INSTRUCTIONS FOR THE TASK
All lines in the records below from the line with "Rebuild this chart" through the line with "80000000, 90000000, 100000000];" are to be given again exactly, both ends included; the pictures are to be left out.

Source code of charts
## Begin

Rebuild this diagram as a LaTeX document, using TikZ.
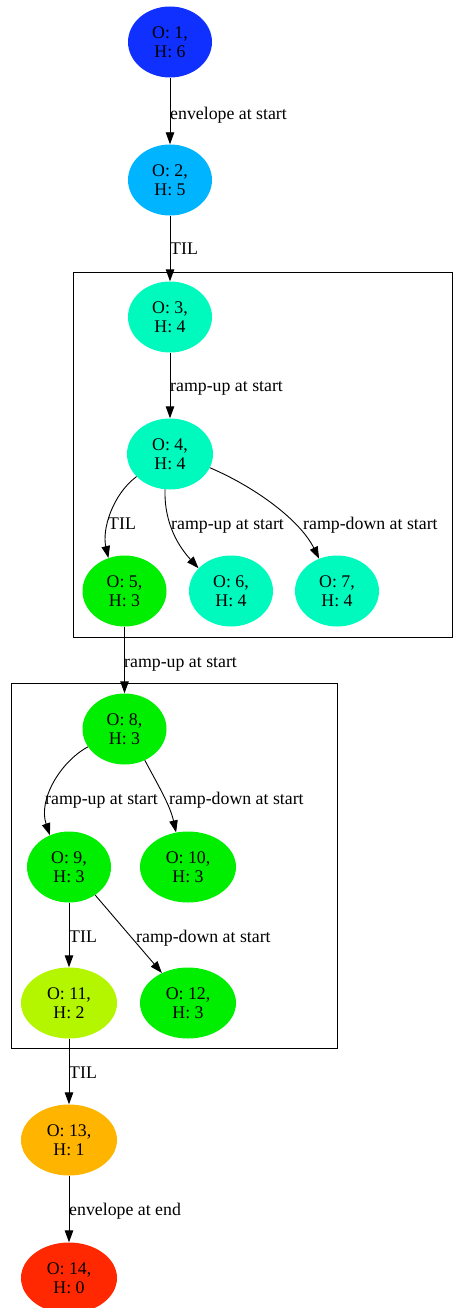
\documentclass[tikz,border=0pt]{standalone}
\usepackage{fontspec}
\setmainfont{Liberation Serif}
\usetikzlibrary{shapes.geometric,arrows.meta}
\definecolor{cA}{RGB}{16,48,255}
\definecolor{cB}{RGB}{0,180,255}
\definecolor{cC}{RGB}{0,250,190}
\definecolor{cD}{RGB}{0,238,0}
\definecolor{cE}{RGB}{180,245,0}
\definecolor{cF}{RGB}{255,180,0}
\definecolor{cG}{RGB}{255,40,0}
\tikzset{
  st/.style={ellipse, fill=#1, draw=none, minimum width=84pt, minimum height=71pt, inner sep=0pt, align=center, font=\fontsize{17.8}{19.4}\selectfont},
  stw/.style={st=#1, minimum width=96pt},
  lbl/.style={anchor=base west, inner sep=0pt, font=\fontsize{17.8}{19.4}\selectfont},
  ed/.style={-{Triangle[length=12pt,width=8.5pt]}, line width=0.9pt, black},
  clu/.style={draw=black, line width=0.9pt}
}
\begin{document}
\begin{tikzpicture}[x=1pt,y=-1pt]
\useasboundingbox (0,0) rectangle (453,1308);
% clusters
\draw[clu] (73,272) rectangle (452.5,637);
\draw[clu] (11,683) rectangle (337,1048);
% nodes
\node[st=cA] (n1) at (170,42) {O: 1,\\H: 6};
\node[st=cB] (n2) at (170,180) {O: 2,\\H: 5};
\node[st=cC] (n3) at (170,317) {O: 3,\\H: 4};
\node[st=cC, minimum width=86pt] (n4) at (170,454) {O: 4,\\H: 4};
\node[st=cD] (n5) at (124.5,591) {O: 5,\\H: 3};
\node[st=cC] (n6) at (231,591) {O: 6,\\H: 4};
\node[st=cC] (n7) at (337,591) {O: 7,\\H: 4};
\node[st=cD] (n8) at (124.5,729) {O: 8,\\H: 3};
\node[st=cD] (n9) at (69,867) {O: 9,\\H: 3};
\node[stw=cD] (n10) at (188,867) {O: 10,\\H: 3};
\node[stw=cE] (n11) at (69,1003) {O: 11,\\H: 2};
\node[stw=cD] (n12) at (188,1003) {O: 12,\\H: 3};
\node[stw=cF] (n13) at (69,1140) {O: 13,\\H: 1};
\node[stw=cG] (n14) at (69,1278) {O: 14,\\H: 0};
% edges
\draw[ed] (n1) -- (n2);
\draw[ed] (n2) -- (n3);
\draw[ed] (n3) -- (n4);
\draw[ed] (n4.214) .. controls (112,495) and (102,530) .. (n5.116);
\draw[ed] (n4.262) .. controls (164,525) and (180,548) .. (n6.145);
\draw[ed] (n4.341) .. controls (255,487) and (300,520) .. (n7.119);
\draw[ed] (n5) -- (n8);
\draw[ed] (n8.206) .. controls (60,762) and (38,800) .. (n9.121);
\draw[ed] (n8.303) .. controls (158,785) and (170,805) .. (n10.109);
\draw[ed] (n9) -- (n11);
\draw[ed] (n9.313) -- (n12.131);
\draw[ed] (n11) -- (n13);
\draw[ed] (n13) -- (n14);
% edge labels
\node[lbl] (l12) at (170,120) {envelope at start};
\node[lbl] (l23) at (170,254) {TIL};
\node[lbl] (l34) at (170,391) {ramp-up at start};
\node[lbl] (l45) at (108,529) {TIL};
\node[lbl] (l46) at (171,529) {ramp-up at start};
\node[lbl] (l47) at (303,529) {ramp-down at start};
\node[lbl] (l58) at (124,667) {ramp-up at start};
\node[lbl] (l89) at (45,804) {ramp-up at start};
\node[lbl] (l810) at (169,804) {ramp-down at start};
\node[lbl] (l911) at (69,942) {TIL};
\node[lbl] (l912) at (136,942) {ramp-down at start};
\node[lbl] (l1113) at (69,1078) {TIL};
\node[lbl] (l1314) at (69,1215) {envelope at end};
\end{tikzpicture}
\end{document}
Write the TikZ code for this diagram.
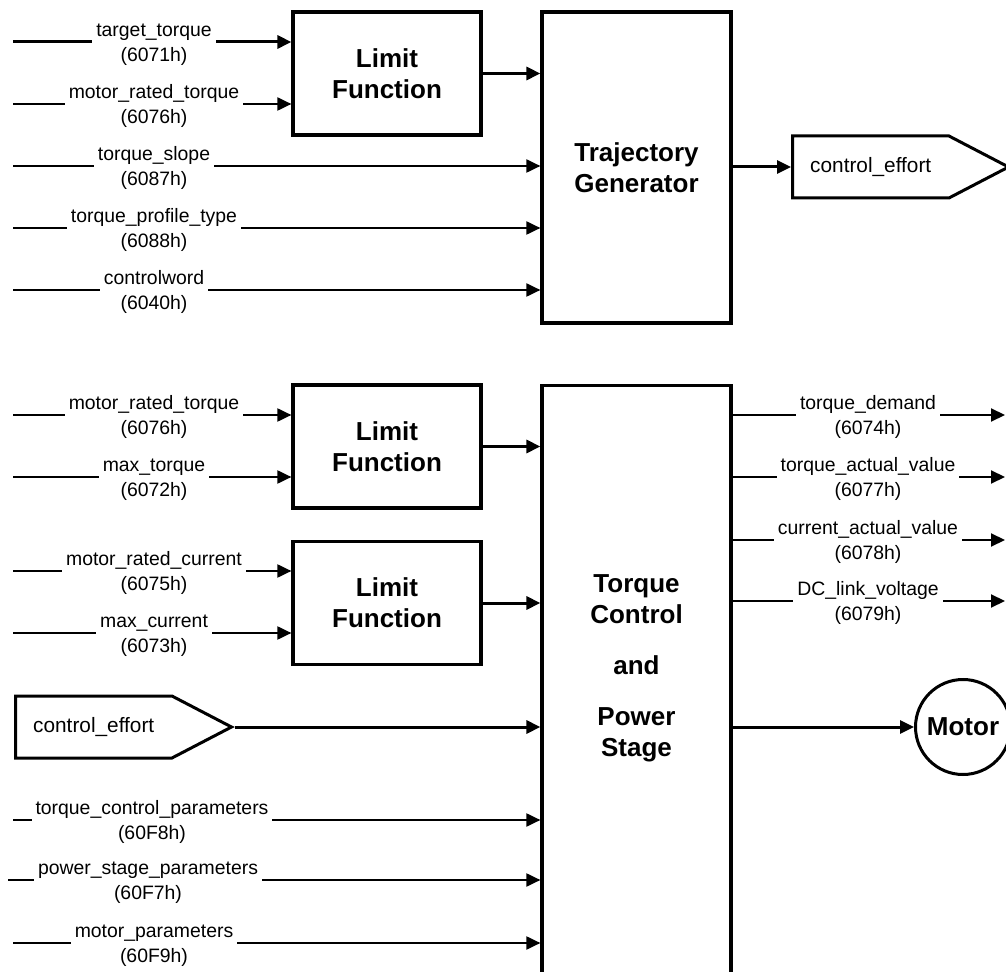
\documentclass[tikz,border=0pt]{standalone}
\usepackage{fontspec}
\setmainfont{Liberation Sans}
\usetikzlibrary{arrows.meta,positioning,shapes.symbols}

\begin{document}
\begin{tikzpicture}[
  x=0.5pt, y=-0.5pt,
  ttl/.style={align=center, font=\bfseries\fontsize{13}{15.5}\selectfont},
  blk/.style={ttl, draw, line width=1.6pt, minimum width=94pt, minimum height=61.5pt},
  lbl/.style={fill=white, inner xsep=2pt, inner ysep=0pt, yshift=-2pt, align=center,
              font=\fontsize{9.7}{12.5}\selectfont,
              execute at begin node=\strut, execute at end node=\strut},
  tag/.style={signal, signal to=east, signal pointer angle=55, draw, line width=1.5pt,
              minimum width=108pt, minimum height=31pt, font=\fontsize{10.4}{12}\selectfont},
  sig/.style={line width=1pt, -{Triangle[length=7pt, width=6.5pt]}},
  flow/.style={line width=1.5pt, -{Triangle[length=7pt, width=6.5pt]}}
]
\useasboundingbox (0,0) rectangle (1006,972);
\clip (0,0) rectangle (1006,972);

% Blocks
\node[blk] (lim1) at (387,73.5) {Limit\\Function};
\node[blk, minimum width=94.5pt, minimum height=155.5pt] (traj) at (636.5,167.5) {Trajectory\\Generator};
\node[blk] (lim2) at (387,446.5) {Limit\\Function};
\node[blk] (lim3) at (387,603) {Limit\\Function};
\node[blk, minimum width=94.5pt, minimum height=313pt, anchor=north] (tcps) at (636.5,384) {};
\node[ttl] (tcpsname) at (636.5,668) {Torque\\Control\\[10pt]and\\[10pt]Power\\Stage};

\node[tag, anchor=west] (effout) at (791,167) {control\_effort};
\node[tag, anchor=west] (effin) at (14,727) {control\_effort};
\node[circle, draw, line width=1.5pt, minimum size=47.5pt, inner sep=0pt,
      font=\bfseries\fontsize{13}{15.5}\selectfont] (motor) at (963,727) {Motor};

% Trajectory generator inputs
\coordinate (a1) at (13,42);
\coordinate (a2) at (13,104);
\coordinate (a3) at (13,166);
\coordinate (a4) at (13,228);
\coordinate (a5) at (13,290);
\draw[flow] (a1) -- (a1 -| lim1.west);
\draw[sig] (a2) -- (a2 -| lim1.west);
\draw[sig] (a3) -- (a3 -| traj.west);
\draw[sig] (a4) -- (a4 -| traj.west);
\draw[sig] (a5) -- (a5 -| traj.west);
\draw[flow] (lim1.east) -- (lim1.east -| traj.west);
\draw[flow] (effout.west -| traj.east) -- (effout.west);

\node[lbl] (la1) at (154,42) {target\_torque\\(6071h)};
\node[lbl] (la2) at (154,104) {motor\_rated\_torque\\(6076h)};
\node[lbl] (la3) at (154,166) {torque\_slope\\(6087h)};
\node[lbl] (la4) at (154,228) {torque\_profile\_type\\(6088h)};
\node[lbl] (la5) at (154,290) {controlword\\(6040h)};

% Torque control inputs
\coordinate (b1) at (13,415);
\coordinate (b2) at (13,477);
\coordinate (b3) at (13,571);
\coordinate (b4) at (13,633);
\coordinate (b5) at (13,820);
\coordinate (b6) at (8,880);
\coordinate (b7) at (13,943);
\draw[sig] (b1) -- (b1 -| lim2.west);
\draw[sig] (b2) -- (b2 -| lim2.west);
\draw[sig] (b3) -- (b3 -| lim3.west);
\draw[sig] (b4) -- (b4 -| lim3.west);
\draw[sig] (b5) -- (b5 -| tcps.west);
\draw[sig] (b6) -- (b6 -| tcps.west);
\draw[sig] (b7) -- (b7 -| tcps.west);
\draw[flow] (lim2.east) -- (lim2.east -| tcps.west);
\draw[flow] (lim3.east) -- (lim3.east -| tcps.west);
\draw[flow] (effin.east) -- (effin.east -| tcps.west);

\node[lbl] (lb1) at (154,415) {motor\_rated\_torque\\(6076h)};
\node[lbl] (lb2) at (154,477) {max\_torque\\(6072h)};
\node[lbl] (lb3) at (154,571) {motor\_rated\_current\\(6075h)};
\node[lbl] (lb4) at (154,633) {max\_current\\(6073h)};
\node[lbl] (lb5) at (152,820) {torque\_control\_parameters\\(60F8h)};
\node[lbl] (lb6) at (148,880) {power\_stage\_parameters\\(60F7h)};
\node[lbl] (lb7) at (154,943) {motor\_parameters\\(60F9h)};

% Torque control outputs
\coordinate (q1) at (1005,415);
\coordinate (q2) at (1005,477);
\coordinate (q3) at (1005,540);
\coordinate (q4) at (1005,601);
\draw[sig] (q1 -| tcps.east) -- (q1);
\draw[sig] (q2 -| tcps.east) -- (q2);
\draw[sig] (q3 -| tcps.east) -- (q3);
\draw[sig] (q4 -| tcps.east) -- (q4);
\draw[flow] (motor.west -| tcps.east) -- (motor.west);

\node[lbl] (lq1) at (868,415) {torque\_demand\\(6074h)};
\node[lbl] (lq2) at (868,477) {torque\_actual\_value\\(6077h)};
\node[lbl] (lq3) at (868,540) {current\_actual\_value\\(6078h)};
\node[lbl] (lq4) at (868,601) {DC\_link\_voltage\\(6079h)};
\end{tikzpicture}
\end{document}
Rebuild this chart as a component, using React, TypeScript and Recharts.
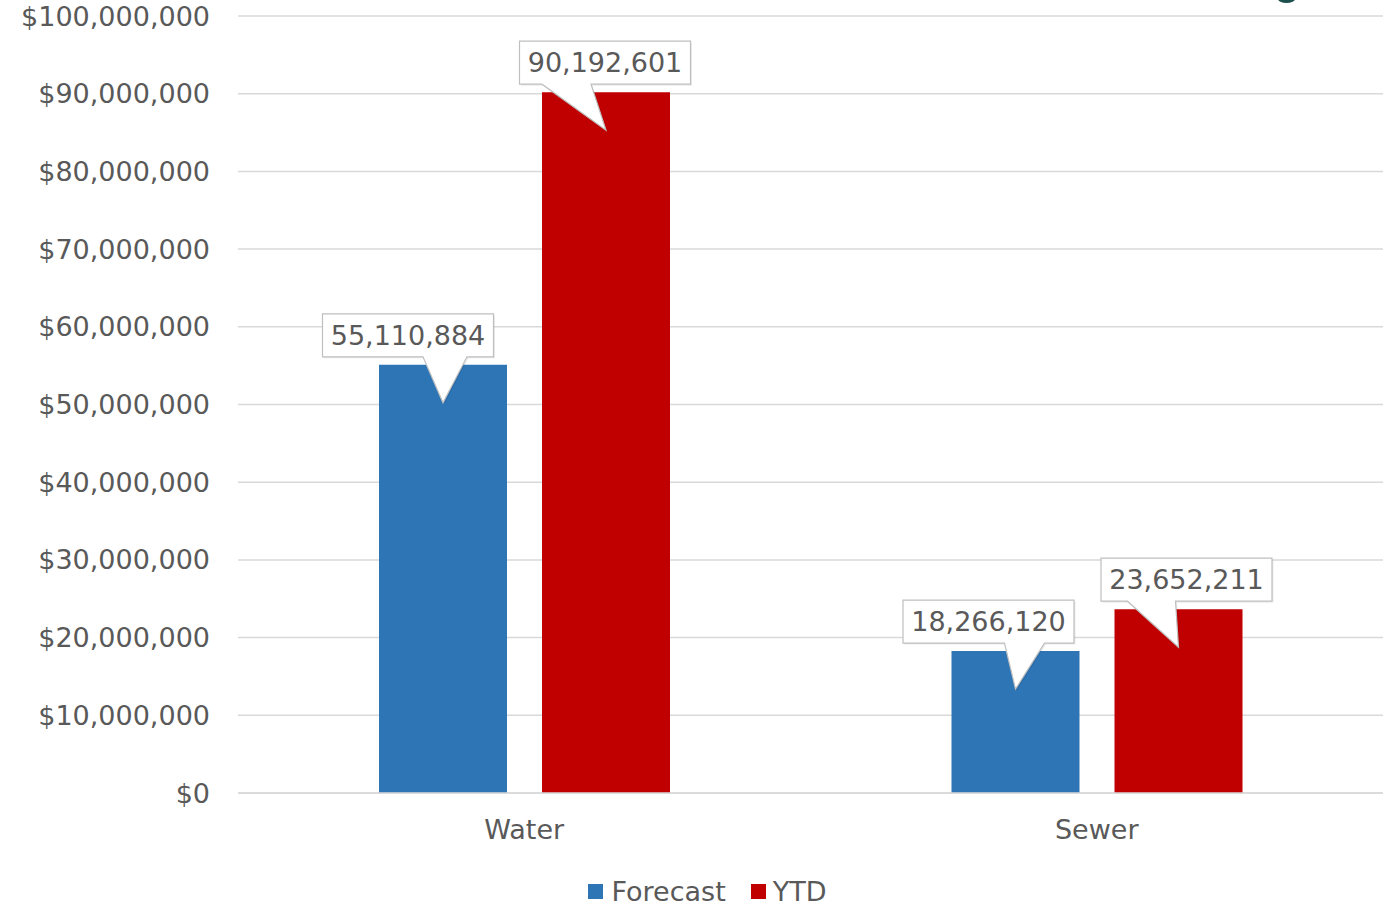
import { BarChart, Bar, XAxis, YAxis, CartesianGrid, Legend, LabelList } from 'recharts';

const categories = ['Water', 'Sewer'];
const forecast = [55110884, 18266120];
const ytd = [90192601, 23652211];
const yTicks = [0, 10000000, 20000000, 30000000, 40000000, 50000000, 60000000, 70000000, 80000000, 90000000, 100000000];

const data = categories.map((name, i) => ({ name, forecast: forecast[i], ytd: ytd[i] }));

const BLUE = '#2E75B6';
const RED = '#C00000';
const TEXT = '#595959';
const FONT = '"DejaVu Sans", sans-serif';

// callout shape tweaks: box shift, pointer base left/right relative to tip
const CALLOUT_F = [{ dx: -35, bl: -20, br: 24 }, { dx: -27, bl: -11, br: 29 }];
const CALLOUT_Y = [{ dx: -1, bl: -64, br: -15 }, { dx: 8, bl: -51, br: -3 }];

function makeCallout(shapes: { dx: number; bl: number; br: number }[]) {
  return (props: any) => {
    const { x, y, width, value, index } = props;
    const s = shapes[index] || { dx: 0, bl: -20, br: 20 };
    const text = Number(value).toLocaleString('en-US');
    const tipX = x + width / 2;
    const tipY = y + 38;
    const boxW = text.length * 15.5 + 16;
    const boxH = 43;
    const cx = tipX + s.dx;
    const L = cx - boxW / 2;
    const R = cx + boxW / 2;
    const B = y - 8;
    const T = B - boxH;
    const d = `M${L},${T} L${R},${T} L${R},${B} L${tipX + s.br},${B} L${tipX},${tipY} L${tipX + s.bl},${B} L${L},${B} Z`;
    return (
      <g>
        <path d={d} fill="#000" opacity={0.08} transform="translate(1.5,1.5)" />
        <path d={d} fill="#fff" stroke="#bfbfbf" strokeWidth={1.2} />
        <text x={cx} y={(T + B) / 2} textAnchor="middle" dominantBaseline="central" fontSize={27} fill={TEXT} fontFamily={FONT}>
          {text}
        </text>
      </g>
    );
  };
}

const renderLegend = () => (
  <div style={{ display: 'flex', justifyContent: 'center', alignItems: 'center', fontFamily: FONT, fontSize: 27, color: TEXT, paddingLeft: 32 }}>
    <span style={{ width: 15, height: 15, background: BLUE, display: 'inline-block', marginRight: 8 }} />
    <span style={{ marginRight: 25 }}>Forecast</span>
    <span style={{ width: 15, height: 15, background: RED, display: 'inline-block', marginRight: 7 }} />
    <span>YTD</span>
  </div>
);

export default function App() {
  return (
    <div style={{ position: 'absolute', left: 0, top: 0, width: 1383, height: 908, background: '#fff', fontFamily: FONT }}>
      <BarChart width={1383} height={908} data={data} margin={{ top: 16, right: 0, bottom: 85, left: 0 }} barSize={128} barGap={35}>
        <CartesianGrid vertical={false} stroke="#d9d9d9" strokeWidth={1.5} />
        <XAxis
          dataKey="name"
          axisLine={{ stroke: '#d9d9d9', strokeWidth: 1.5 }}
          tickLine={false}
          tickSize={0}
          tickMargin={27}
          tick={{ fontSize: 27, fill: TEXT, fontFamily: FONT }}
        />
        <YAxis
          width={238}
          domain={[0, 100000000]}
          ticks={yTicks}
          axisLine={false}
          tickLine={false}
          tickSize={0}
          tickMargin={28}
          tick={{ fontSize: 27, fill: TEXT, fontFamily: FONT }}
          tickFormatter={(v: number) => '$' + v.toLocaleString('en-US')}
        />
        <Legend
          verticalAlign="middle"
          layout="horizontal"
          content={renderLegend}
          wrapperStyle={{ position: 'absolute', top: 876, left: 0, width: 1383 }}
        />
        <Bar dataKey="forecast" name="Forecast" fill={BLUE} isAnimationActive={false}>
          <LabelList dataKey="forecast" content={makeCallout(CALLOUT_F)} />
        </Bar>
        <Bar dataKey="ytd" name="YTD" fill={RED} isAnimationActive={false}>
          <LabelList dataKey="ytd" content={makeCallout(CALLOUT_Y)} />
        </Bar>
      </BarChart>
      <div style={{ position: 'absolute', left: 1278, top: -5, width: 17, height: 8, borderRadius: '50%', background: '#1d4f4f' }} />
    </div>
  );
}
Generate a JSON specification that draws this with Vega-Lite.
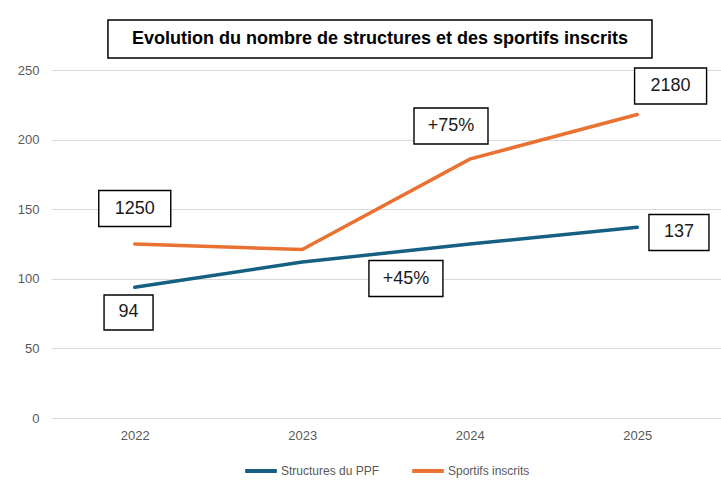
{
  "$schema": "https://vega.github.io/schema/vega-lite/v6.json",
  "width": 670,
  "height": 348,
  "autosize": "none",
  "padding": {"left": 51, "top": 70, "right": 0, "bottom": 74},
  "background": "white",
  "config": {
    "view": {"stroke": null},
    "axis": {
      "labelFont": "Liberation Sans Narrow, Liberation Sans, sans-serif",
      "labelFontSize": 13,
      "labelColor": "#595959",
      "domain": false,
      "ticks": false,
      "title": null
    },
    "legend": {
      "labelFont": "Liberation Sans Narrow, Liberation Sans, sans-serif",
      "labelFontSize": 12,
      "labelColor": "#595959",
      "layout": {"bottom": {"anchor": "middle"}}
    }
  },
  "datasets": {
    "series": [
      {"year": 2022, "serie": "Structures du PPF", "value": 94},
      {"year": 2023, "serie": "Structures du PPF", "value": 112},
      {"year": 2024, "serie": "Structures du PPF", "value": 125},
      {"year": 2025, "serie": "Structures du PPF", "value": 137},
      {"year": 2022, "serie": "Sportifs inscrits", "value": 125},
      {"year": 2023, "serie": "Sportifs inscrits", "value": 121},
      {"year": 2024, "serie": "Sportifs inscrits", "value": 186},
      {"year": 2025, "serie": "Sportifs inscrits", "value": 218}
    ],
    "notes": [
      {"label": "1250", "ax": 2022.0, "ay": 150.5},
      {"label": "94", "ax": 2021.963, "ay": 75.8},
      {"label": "+45%", "ax": 2023.619, "ay": 100.2},
      {"label": "+75%", "ax": 2023.888, "ay": 209.8},
      {"label": "2180", "ax": 2025.199, "ay": 238.5},
      {"label": "137", "ax": 2025.249, "ay": 133.3}
    ],
    "heading": [
      {"text": "Evolution du nombre de structures et des sportifs inscrits", "cx": 2023.464, "cy": 272.3, "x1": 2021.84, "x2": 2025.088, "y1": 285.9, "y2": 258.6}
    ]
  },
  "layer": [
    {
      "data": {"name": "series"},
      "mark": {"type": "line", "strokeWidth": 3.5, "strokeCap": "round"},
      "encoding": {
        "x": {
          "field": "year",
          "type": "quantitative",
          "scale": {"domain": [2021.5, 2025.5], "nice": false, "zero": false},
          "axis": {"values": [2022, 2023, 2024, 2025], "format": "d", "grid": false, "labelPadding": 11}
        },
        "y": {
          "field": "value",
          "type": "quantitative",
          "scale": {"domain": [0, 250], "nice": false},
          "axis": {"values": [0, 50, 100, 150, 200, 250], "grid": true, "gridColor": "#d9d9d9", "gridWidth": 1, "labelPadding": 12}
        },
        "color": {
          "field": "serie",
          "type": "nominal",
          "scale": {"domain": ["Structures du PPF", "Sportifs inscrits"], "range": ["#156082", "#E97132"]},
          "legend": {
            "orient": "bottom",
            "direction": "horizontal",
            "title": null,
            "symbolType": "stroke",
            "symbolStrokeWidth": 4,
            "symbolSize": 1000,
            "labelOffset": 2,
            "columnPadding": 24,
            "offset": 11
          }
        }
      }
    },
    {
      "data": {"name": "heading"},
      "mark": {"type": "rect", "fill": "white", "stroke": "black", "strokeWidth": 1.5},
      "encoding": {
        "x": {"field": "x1", "type": "quantitative"},
        "x2": {"field": "x2"},
        "y": {"field": "y1", "type": "quantitative"},
        "y2": {"field": "y2"}
      }
    },
    {
      "data": {"name": "heading"},
      "mark": {"type": "text", "font": "Liberation Sans", "fontSize": 18, "fontWeight": "bold", "color": "black", "align": "center", "baseline": "middle"},
      "encoding": {
        "x": {"field": "cx", "type": "quantitative"},
        "y": {"field": "cy", "type": "quantitative"},
        "text": {"field": "text", "type": "nominal"}
      }
    },
    {
      "data": {"name": "notes"},
      "transform": [{"filter": {"field": "label", "oneOf": ["1250", "2180"]}}],
      "mark": {"type": "rect", "width": 72, "height": 36, "fill": "white", "stroke": "black", "strokeWidth": 1.4},
      "encoding": {
        "x": {"field": "ax", "type": "quantitative"},
        "y": {"field": "ay", "type": "quantitative"}
      }
    },
    {
      "data": {"name": "notes"},
      "transform": [{"filter": {"field": "label", "oneOf": ["+45%", "+75%"]}}],
      "mark": {"type": "rect", "width": 74, "height": 36, "fill": "white", "stroke": "black", "strokeWidth": 1.4},
      "encoding": {
        "x": {"field": "ax", "type": "quantitative"},
        "y": {"field": "ay", "type": "quantitative"}
      }
    },
    {
      "data": {"name": "notes"},
      "transform": [{"filter": {"field": "label", "oneOf": ["94"]}}],
      "mark": {"type": "rect", "width": 49, "height": 35, "fill": "white", "stroke": "black", "strokeWidth": 1.4},
      "encoding": {
        "x": {"field": "ax", "type": "quantitative"},
        "y": {"field": "ay", "type": "quantitative"}
      }
    },
    {
      "data": {"name": "notes"},
      "transform": [{"filter": {"field": "label", "oneOf": ["137"]}}],
      "mark": {"type": "rect", "width": 60, "height": 36, "fill": "white", "stroke": "black", "strokeWidth": 1.4},
      "encoding": {
        "x": {"field": "ax", "type": "quantitative"},
        "y": {"field": "ay", "type": "quantitative"}
      }
    },
    {
      "data": {"name": "notes"},
      "mark": {"type": "text", "font": "Liberation Sans", "fontSize": 18, "color": "#1a1a1a", "align": "center", "baseline": "middle"},
      "encoding": {
        "x": {"field": "ax", "type": "quantitative"},
        "y": {"field": "ay", "type": "quantitative"},
        "text": {"field": "label", "type": "nominal"}
      }
    }
  ]
}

## End

RESPONSE TO THIS EXERCISE
Rebuild this chart as a component, using React, TypeScript and Recharts.
import { BarChart, Bar, XAxis, YAxis, CartesianGrid, Legend, LabelList } from 'recharts';

const categories = ['Water', 'Sewer'];
const forecast = [55110884, 18266120];
const ytd = [90192601, 23652211];
const yTicks = [0, 10000000, 20000000, 30000000, 40000000, 50000000, 60000000, 70000000, 80000000, 90000000, 100000000];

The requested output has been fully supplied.